### WORK REQUIRED
Copy the lines of the data below exactly, starting at the first and stopping after the line that contains "ax = fig.add_axes([76"; include no pictures.

### GIVEN DATA
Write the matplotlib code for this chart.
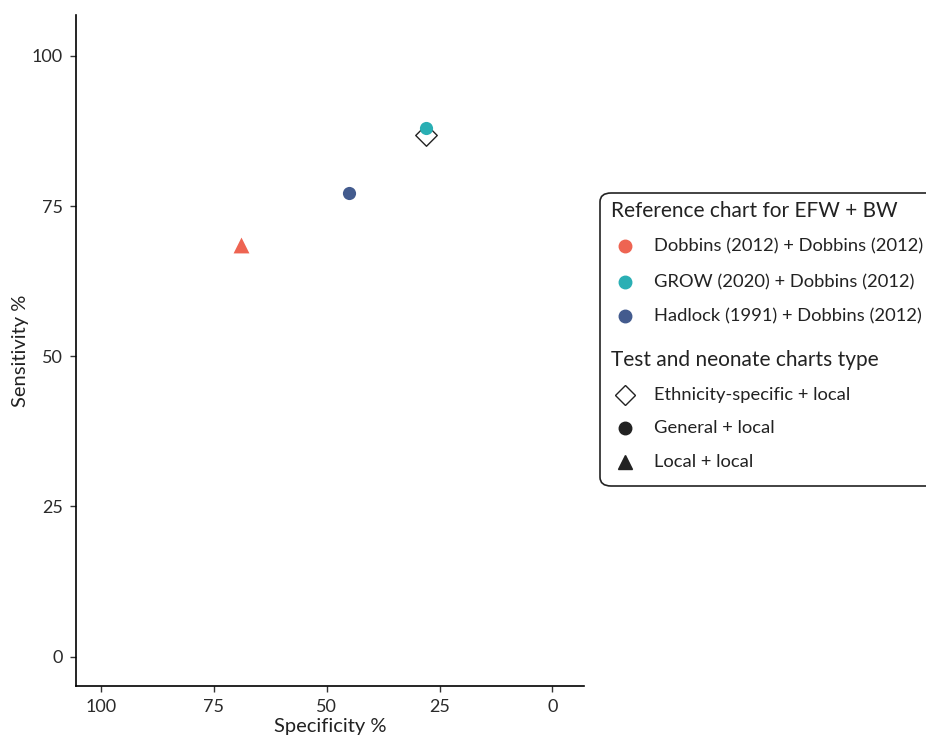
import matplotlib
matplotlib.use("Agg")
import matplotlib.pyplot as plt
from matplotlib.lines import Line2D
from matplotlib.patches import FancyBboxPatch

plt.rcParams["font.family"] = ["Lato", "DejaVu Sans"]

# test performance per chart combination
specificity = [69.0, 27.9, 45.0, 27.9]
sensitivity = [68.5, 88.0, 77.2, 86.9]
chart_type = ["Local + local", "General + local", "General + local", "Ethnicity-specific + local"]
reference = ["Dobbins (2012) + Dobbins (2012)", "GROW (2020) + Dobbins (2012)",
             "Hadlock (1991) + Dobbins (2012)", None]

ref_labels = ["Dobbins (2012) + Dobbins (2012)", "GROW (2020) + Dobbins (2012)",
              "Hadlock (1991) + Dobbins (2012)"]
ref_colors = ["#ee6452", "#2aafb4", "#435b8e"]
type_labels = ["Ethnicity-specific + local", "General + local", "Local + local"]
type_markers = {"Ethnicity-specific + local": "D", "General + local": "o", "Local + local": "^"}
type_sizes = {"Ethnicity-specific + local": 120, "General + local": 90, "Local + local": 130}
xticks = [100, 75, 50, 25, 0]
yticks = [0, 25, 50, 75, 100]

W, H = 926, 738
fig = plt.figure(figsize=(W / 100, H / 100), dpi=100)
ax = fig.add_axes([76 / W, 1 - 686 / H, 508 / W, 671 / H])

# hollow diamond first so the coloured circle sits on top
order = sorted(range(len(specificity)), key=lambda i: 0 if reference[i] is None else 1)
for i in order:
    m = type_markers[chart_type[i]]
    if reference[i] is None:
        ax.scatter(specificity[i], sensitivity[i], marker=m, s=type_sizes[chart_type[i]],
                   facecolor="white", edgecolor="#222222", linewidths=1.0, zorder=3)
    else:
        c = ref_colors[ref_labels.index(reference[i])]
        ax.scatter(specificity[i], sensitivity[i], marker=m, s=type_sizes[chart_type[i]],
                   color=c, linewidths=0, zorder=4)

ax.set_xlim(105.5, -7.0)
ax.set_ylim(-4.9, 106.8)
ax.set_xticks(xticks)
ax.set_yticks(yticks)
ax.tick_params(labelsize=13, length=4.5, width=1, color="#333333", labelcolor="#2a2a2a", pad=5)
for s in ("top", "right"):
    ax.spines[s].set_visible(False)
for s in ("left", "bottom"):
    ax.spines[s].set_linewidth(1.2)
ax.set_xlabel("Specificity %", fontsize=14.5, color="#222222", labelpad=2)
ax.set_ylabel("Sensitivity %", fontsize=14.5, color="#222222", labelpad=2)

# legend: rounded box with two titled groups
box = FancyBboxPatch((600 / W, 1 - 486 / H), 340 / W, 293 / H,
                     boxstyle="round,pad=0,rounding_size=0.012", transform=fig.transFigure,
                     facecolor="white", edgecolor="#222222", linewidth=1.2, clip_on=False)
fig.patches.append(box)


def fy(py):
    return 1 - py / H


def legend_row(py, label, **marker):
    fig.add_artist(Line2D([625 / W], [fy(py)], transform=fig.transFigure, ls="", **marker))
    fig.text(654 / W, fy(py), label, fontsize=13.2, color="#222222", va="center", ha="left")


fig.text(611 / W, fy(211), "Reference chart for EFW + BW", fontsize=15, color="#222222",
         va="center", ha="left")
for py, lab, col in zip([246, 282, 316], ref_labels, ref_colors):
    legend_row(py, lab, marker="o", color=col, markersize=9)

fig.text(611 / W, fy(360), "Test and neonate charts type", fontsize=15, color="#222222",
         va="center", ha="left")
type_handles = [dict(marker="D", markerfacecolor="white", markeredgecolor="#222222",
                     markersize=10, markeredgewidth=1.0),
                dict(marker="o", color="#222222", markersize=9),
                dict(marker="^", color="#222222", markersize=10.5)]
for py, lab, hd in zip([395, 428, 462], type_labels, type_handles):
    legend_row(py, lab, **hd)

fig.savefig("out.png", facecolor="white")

### TASK RESPONSE
Write the matplotlib code for this chart.
import matplotlib
matplotlib.use("Agg")
import matplotlib.pyplot as plt
from matplotlib.lines import Line2D
from matplotlib.patches import FancyBboxPatch

plt.rcParams["font.family"] = ["Lato", "DejaVu Sans"]

# test performance per chart combination
specificity = [69.0, 27.9, 45.0, 27.9]
sensitivity = [68.5, 88.0, 77.2, 86.9]
chart_type = ["Local + local", "General + local", "General + local", "Ethnicity-specific + local"]
reference = ["Dobbins (2012) + Dobbins (2012)", "GROW (2020) + Dobbins (2012)",
             "Hadlock (1991) + Dobbins (2012)", None]

ref_labels = ["Dobbins (2012) + Dobbins (2012)", "GROW (2020) + Dobbins (2012)",
              "Hadlock (1991) + Dobbins (2012)"]
ref_colors = ["#ee6452", "#2aafb4", "#435b8e"]
type_labels = ["Ethnicity-specific + local", "General + local", "Local + local"]
type_markers = {"Ethnicity-specific + local": "D", "General + local": "o", "Local + local": "^"}
type_sizes = {"Ethnicity-specific + local": 120, "General + local": 90, "Local + local": 130}
xticks = [100, 75, 50, 25, 0]
yticks = [0, 25, 50, 75, 100]

W, H = 926, 738
fig = plt.figure(figsize=(W / 100, H / 100), dpi=100)
ax = fig.add_axes([76 / W, 1 - 686 / H, 508 / W, 671 / H])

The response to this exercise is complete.